03 - Jamais venha ilegalmente, principalmente com filhos. Não cometa esse erro! Procure o visto adequado para seu caso e tire as dúvidas no consulado do país que você quer migrar.  Há muita ansiedade para a busca de uma vida melhor, mas a forma ilegal pode ter sérias consequências para sua família.

04 - Não venda tudo que você tem: A tentativa requer adaptação e nem todos conseguem e isso não é culpa sua. Tenha um lugar para onde voltar e não depender de ninguém.

05 - Preparo psicológico e emocional para lidar com amigos e familiares: Algo fundamental na mudança de país. De um lado você terá apoio de pessoas que   respeitarão a sua decisão e até mesmo ver como um de coragem de sua parte; e  outros verão isso de forma negativa e tentarão fazer com que se sinta culpado por ter os abandonado. Você tem que estar com o psicológico muito forte para saber que, buscar uma vida melhor não é ofensa e nem desrespeito a ninguém. Isso tem que estar muito bem consolidado para não prejudicar a sua integração e de sua família no novo país. Acrescento isso nas dicas, pois tive oportunidade de conhecer duas pessoas que entraram em depressão por conta desse tipo de situação.

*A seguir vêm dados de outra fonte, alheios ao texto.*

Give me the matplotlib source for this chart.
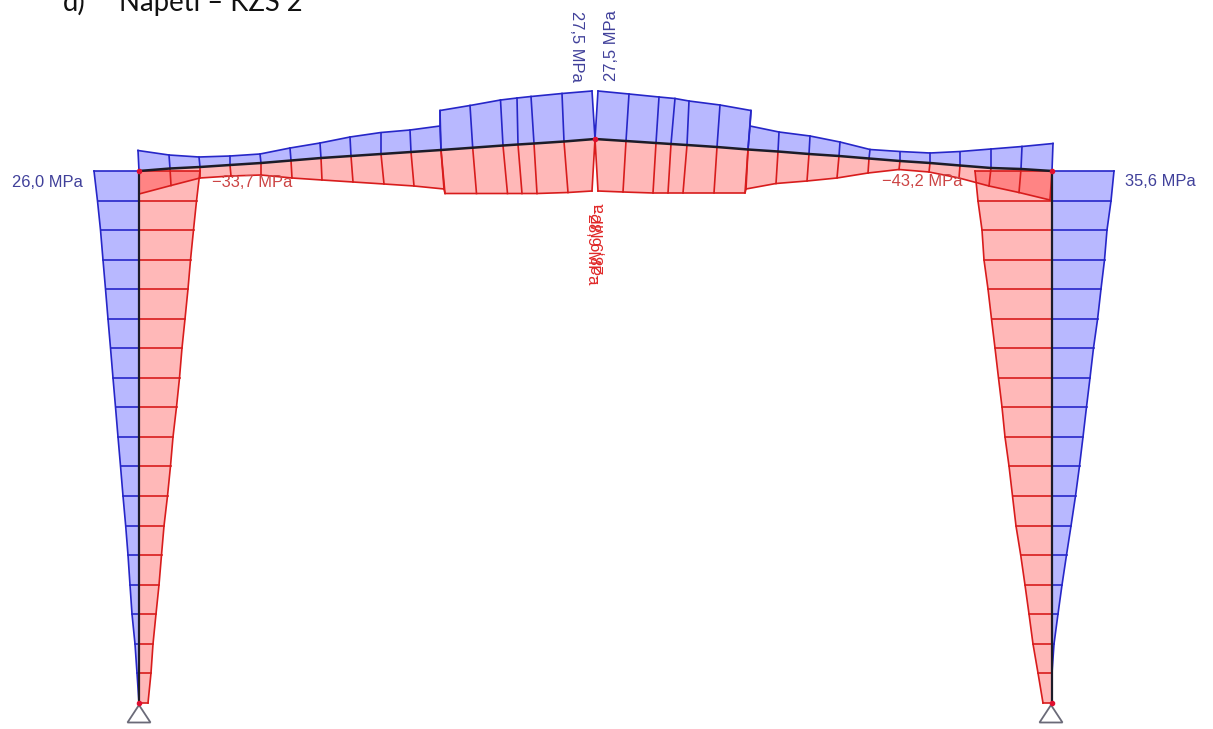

06 - Faça o curso de integração oferecido pelo país. Esse curso de integração inclui o idioma, um pouco de história e a legislação vigente pertinente aos direitos mínimos do cidadão. Muitas pessoas  pelo fato de ter o inglês caem no comodismo de não aprender o idioma local. Isso funcionará apenas durante um tempo. Vai chegar uma hora que, sem o idioma, você vai dificultar a sua integração e a dos seus filhos. Conheço várias pessoas aqui em Berlin que estão há mais tempo que eu e cometeram esse erro. Vale ressaltar que com o alemão, mesmo que mínimo, você vai ter um tratamento melhor e melhor acesso ao mercado de trabalho.